DIRECTION
Return the data exactly, with all pictures removed.

INFORMATION SUPPLIED
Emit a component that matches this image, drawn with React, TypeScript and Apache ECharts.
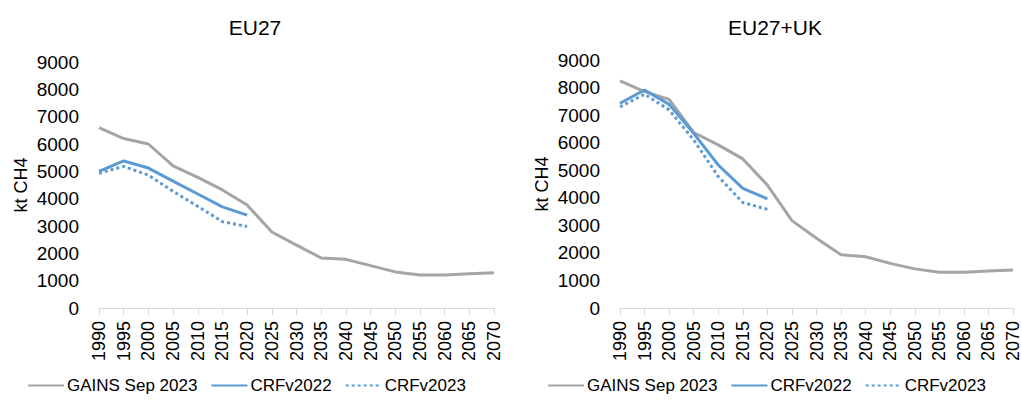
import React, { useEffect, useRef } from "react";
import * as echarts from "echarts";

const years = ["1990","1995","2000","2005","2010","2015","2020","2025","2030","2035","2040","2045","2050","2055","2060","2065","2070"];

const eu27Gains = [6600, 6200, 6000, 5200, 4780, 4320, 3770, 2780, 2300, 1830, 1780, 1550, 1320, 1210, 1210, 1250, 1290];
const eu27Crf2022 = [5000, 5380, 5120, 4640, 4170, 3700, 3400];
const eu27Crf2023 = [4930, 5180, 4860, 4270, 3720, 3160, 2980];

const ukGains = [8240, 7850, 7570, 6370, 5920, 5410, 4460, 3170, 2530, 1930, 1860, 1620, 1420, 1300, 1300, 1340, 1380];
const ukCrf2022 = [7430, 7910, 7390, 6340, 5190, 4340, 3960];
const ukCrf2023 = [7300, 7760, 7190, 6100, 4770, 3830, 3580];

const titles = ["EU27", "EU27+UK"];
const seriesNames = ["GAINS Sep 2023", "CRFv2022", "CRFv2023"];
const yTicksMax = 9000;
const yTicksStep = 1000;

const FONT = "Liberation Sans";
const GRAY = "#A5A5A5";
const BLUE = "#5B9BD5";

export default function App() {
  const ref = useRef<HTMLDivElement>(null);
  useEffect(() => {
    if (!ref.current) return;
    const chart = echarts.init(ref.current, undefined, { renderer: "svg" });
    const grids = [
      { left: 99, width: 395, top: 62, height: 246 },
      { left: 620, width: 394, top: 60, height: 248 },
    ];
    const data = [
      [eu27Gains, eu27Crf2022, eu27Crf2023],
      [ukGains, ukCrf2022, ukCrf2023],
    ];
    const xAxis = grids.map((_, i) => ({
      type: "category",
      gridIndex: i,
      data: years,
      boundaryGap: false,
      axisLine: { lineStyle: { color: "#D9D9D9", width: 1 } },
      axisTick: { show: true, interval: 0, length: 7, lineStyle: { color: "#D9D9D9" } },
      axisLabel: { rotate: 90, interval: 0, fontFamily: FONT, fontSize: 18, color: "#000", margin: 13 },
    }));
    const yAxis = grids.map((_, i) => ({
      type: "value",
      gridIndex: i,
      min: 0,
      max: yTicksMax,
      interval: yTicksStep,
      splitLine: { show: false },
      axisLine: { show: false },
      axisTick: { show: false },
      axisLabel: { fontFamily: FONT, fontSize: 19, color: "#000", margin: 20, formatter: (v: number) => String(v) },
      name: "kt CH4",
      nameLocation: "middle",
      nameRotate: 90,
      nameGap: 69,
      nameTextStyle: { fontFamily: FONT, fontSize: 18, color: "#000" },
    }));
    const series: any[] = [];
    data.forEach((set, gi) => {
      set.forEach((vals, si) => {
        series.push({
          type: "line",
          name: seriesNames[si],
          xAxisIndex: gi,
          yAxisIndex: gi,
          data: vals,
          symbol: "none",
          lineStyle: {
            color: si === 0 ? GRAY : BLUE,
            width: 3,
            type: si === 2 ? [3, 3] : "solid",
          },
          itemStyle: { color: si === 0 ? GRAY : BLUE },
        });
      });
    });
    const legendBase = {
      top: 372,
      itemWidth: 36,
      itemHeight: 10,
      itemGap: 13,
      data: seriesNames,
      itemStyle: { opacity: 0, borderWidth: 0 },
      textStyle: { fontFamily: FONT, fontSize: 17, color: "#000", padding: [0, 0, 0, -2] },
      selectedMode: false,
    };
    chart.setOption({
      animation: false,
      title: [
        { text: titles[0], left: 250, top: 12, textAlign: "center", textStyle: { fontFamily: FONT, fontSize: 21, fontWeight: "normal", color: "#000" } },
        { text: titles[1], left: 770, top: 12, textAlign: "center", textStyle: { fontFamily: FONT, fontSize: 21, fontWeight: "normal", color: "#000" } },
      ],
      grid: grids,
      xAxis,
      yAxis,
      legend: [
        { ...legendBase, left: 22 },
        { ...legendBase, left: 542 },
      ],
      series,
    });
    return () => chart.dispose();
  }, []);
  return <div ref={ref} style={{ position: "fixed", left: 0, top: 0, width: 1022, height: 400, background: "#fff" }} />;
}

REPLY
Emit a component that matches this image, drawn with React, TypeScript and Apache ECharts.
import React, { useEffect, useRef } from "react";
import * as echarts from "echarts";

const years = ["1990","1995","2000","2005","2010","2015","2020","2025","2030","2035","2040","2045","2050","2055","2060","2065","2070"];

const eu27Gains = [6600, 6200, 6000, 5200, 4780, 4320, 3770, 2780, 2300, 1830, 1780, 1550, 1320, 1210, 1210, 1250, 1290];
const eu27Crf2022 = [5000, 5380, 5120, 4640, 4170, 3700, 3400];
const eu27Crf2023 = [4930, 5180, 4860, 4270, 3720, 3160, 2980];

const ukGains = [8240, 7850, 7570, 6370, 5920, 5410, 4460, 3170, 2530, 1930, 1860, 1620, 1420, 1300, 1300, 1340, 1380];
const ukCrf2022 = [7430, 7910, 7390, 6340, 5190, 4340, 3960];
const ukCrf2023 = [7300, 7760, 7190, 6100, 4770, 3830, 3580];

const titles = ["EU27", "EU27+UK"];
const seriesNames = ["GAINS Sep 2023", "CRFv2022", "CRFv2023"];
const yTicksMax = 9000;
const yTicksStep = 1000;

const FONT = "Liberation Sans";
const GRAY = "#A5A5A5";
const BLUE = "#5B9BD5";

export default function App() {
  const ref = useRef<HTMLDivElement>(null);
  useEffect(() => {
    if (!ref.current) return;
    const chart = echarts.init(ref.current, undefined, { renderer: "svg" });
    const grids = [
      { left: 99, width: 395, top: 62, height: 246 },
      { left: 620, width: 394, top: 60, height: 248 },
    ];
    const data = [
      [eu27Gains, eu27Crf2022, eu27Crf2023],
      [ukGains, ukCrf2022, ukCrf2023],
    ];
    const xAxis = grids.map((_, i) => ({
      type: "category",
      gridIndex: i,
      data: years,
      boundaryGap: false,
      axisLine: { lineStyle: { color: "#D9D9D9", width: 1 } },
      axisTick: { show: true, interval: 0, length: 7, lineStyle: { color: "#D9D9D9" } },
      axisLabel: { rotate: 90, interval: 0, fontFamily: FONT, fontSize: 18, color: "#000", margin: 13 },
    }));
    const yAxis = grids.map((_, i) => ({
      type: "value",
      gridIndex: i,
      min: 0,
      max: yTicksMax,
      interval: yTicksStep,
      splitLine: { show: false },
      axisLine: { show: false },
      axisTick: { show: false },
      axisLabel: { fontFamily: FONT, fontSize: 19, color: "#000", margin: 20, formatter: (v: number) => String(v) },
      name: "kt CH4",
      nameLocation: "middle",
      nameRotate: 90,
      nameGap: 69,
      nameTextStyle: { fontFamily: FONT, fontSize: 18, color: "#000" },
    }));
    const series: any[] = [];
    data.forEach((set, gi) => {
      set.forEach((vals, si) => {
        series.push({
          type: "line",
          name: seriesNames[si],
          xAxisIndex: gi,
          yAxisIndex: gi,
          data: vals,
          symbol: "none",
          lineStyle: {
            color: si === 0 ? GRAY : BLUE,
            width: 3,
            type: si === 2 ? [3, 3] : "solid",
          },
          itemStyle: { color: si === 0 ? GRAY : BLUE },
        });
      });
    });
    const legendBase = {
      top: 372,
      itemWidth: 36,
      itemHeight: 10,
      itemGap: 13,
      data: seriesNames,
      itemStyle: { opacity: 0, borderWidth: 0 },
      textStyle: { fontFamily: FONT, fontSize: 17, color: "#000", padding: [0, 0, 0, -2] },
      selectedMode: false,
    };
    chart.setOption({
      animation: false,
      title: [
        { text: titles[0], left: 250, top: 12, textAlign: "center", textStyle: { fontFamily: FONT, fontSize: 21, fontWeight: "normal", color: "#000" } },
        { text: titles[1], left: 770, top: 12, textAlign: "center", textStyle: { fontFamily: FONT, fontSize: 21, fontWeight: "normal", color: "#000" } },
      ],
      grid: grids,
      xAxis,
      yAxis,
      legend: [
        { ...legendBase, left: 22 },
        { ...legendBase, left: 542 },
      ],
      series,
    });
    return () => chart.dispose();
  }, []);
  return <div ref={ref} style={{ position: "fixed", left: 0, top: 0, width: 1022, height: 400, background: "#fff" }} />;
}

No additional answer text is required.